Men whose genomes contain a polymorphism in the gene for manganese superoxide dismutase (MnSOD) that results in an alanine (A) instead of a valine (V) at the corresponding codon 16 exhibit a 10-fold increase in aggressive prostate cancer risk when those in the lowest tertile of anti-oxidant intake are compared to those in the highest. The MnSOD encoded by the A-expressing allele partitions more efficiently to the mitochondria where it may promote cancer development by increasing the production of H2O2 from superoxide or due to its inherent ability to function as a peroxidase to generate oxidative damage. Increased cancer risk among MnSOD(A) men is also associated with the presence of a polymorphism in the anti-oxidant selenium-dependent glutathione peroxidase-1 (GPx-1) protein and the selenium transport protein SEPP1. Based on these human epidemiological data, it is proposed that MnSOD exists at the center of an axis of a small number of anti-oxidant molecules that together contribute to the risk of prostate cancer, and perhaps also contribute to determining whether that cancer is of the more dangerous aggressive type.
The first aim of the proposal is to use human prostatic cells in culture to recapitulate the human data by manipulating MnSOD and GPx-1 genotype and levels, and determining the consequences to reactive oxygen species generation and damage to biomolecules under controlled experimental conditions. In the second aim, the effects of MnSOD and GPx-1 levels in promoting carcinogenesis will be investigated using human primary prostatic cells that will be engineered to over-express these proteins, allowed to form prostaspheres in 3D culture and implanted under the renal capsule of nude mice. These structures ultimately develop into tumors. Xenograft studies with human prostate tumor cells engineered to over-express different MnSOD and GPx-1 alleles injected into nude mice will also be conducted to evaluate the effect of these proteins on tumor growth.

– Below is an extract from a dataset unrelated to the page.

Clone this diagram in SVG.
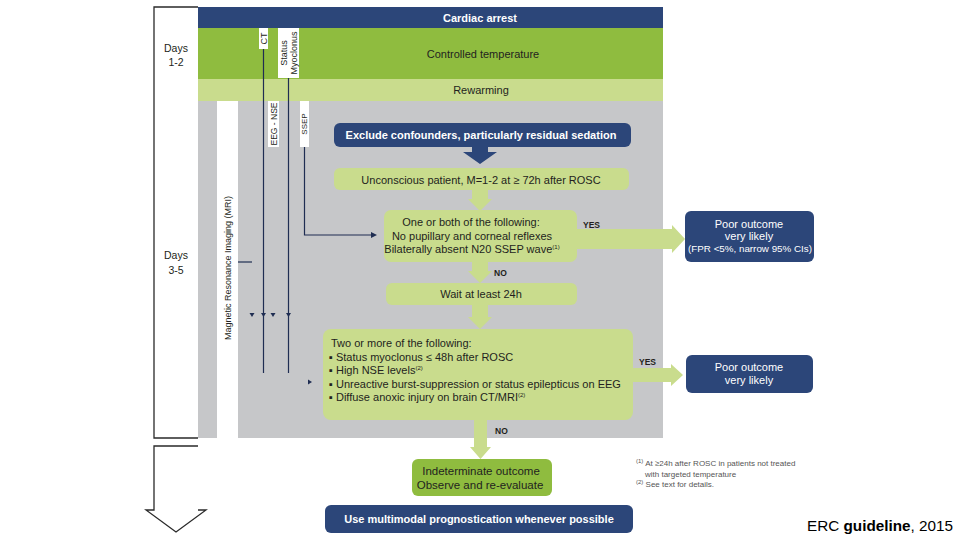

The same endpoints investigated in the first aim will be assessed in the mouse prostatic tissues.
The third aim i s to determine whether MnSOD genotype predicts risk of recurrence/progression in two independent case series of patients with clinically organ-confined prostate cancer, 400 cases from the Cooperative Prostate Cancer Tissue Resource (CPCTR) using a case vs. non-recurrent control study design and 200 cases from an ongoing NIH-supported prospective cohort study of lifestyle determinants of prognosis. The secondary goal is to explore the interaction of MnSOD genotype with GPx-1 and SEPP1 genotype and with antioxidant intake with respect to recurrence/progression risk. It is anticipated that the results f these studies will elucidate some of the important determinants of prostate cancer risk, allowing for better prediction as to whose prostate cancer will progress, and providing new targets for individualized preventive and therapeutic interventions.
Human epidemiology has revealed a remarkable impact of dietary antioxidant intake, as well as polymorphisms in the gene for the GPx-1 anti-oxidant protein, in the risk of aggressive, clinically significant prostate cancer among carriers of a common allelic variant of the MnSOD gene. By studying the mechanism of this interaction in model systems and determining the predictive value of MnSOD allelic identity, novel approaches may be developed to reduce prostate cancer mortality.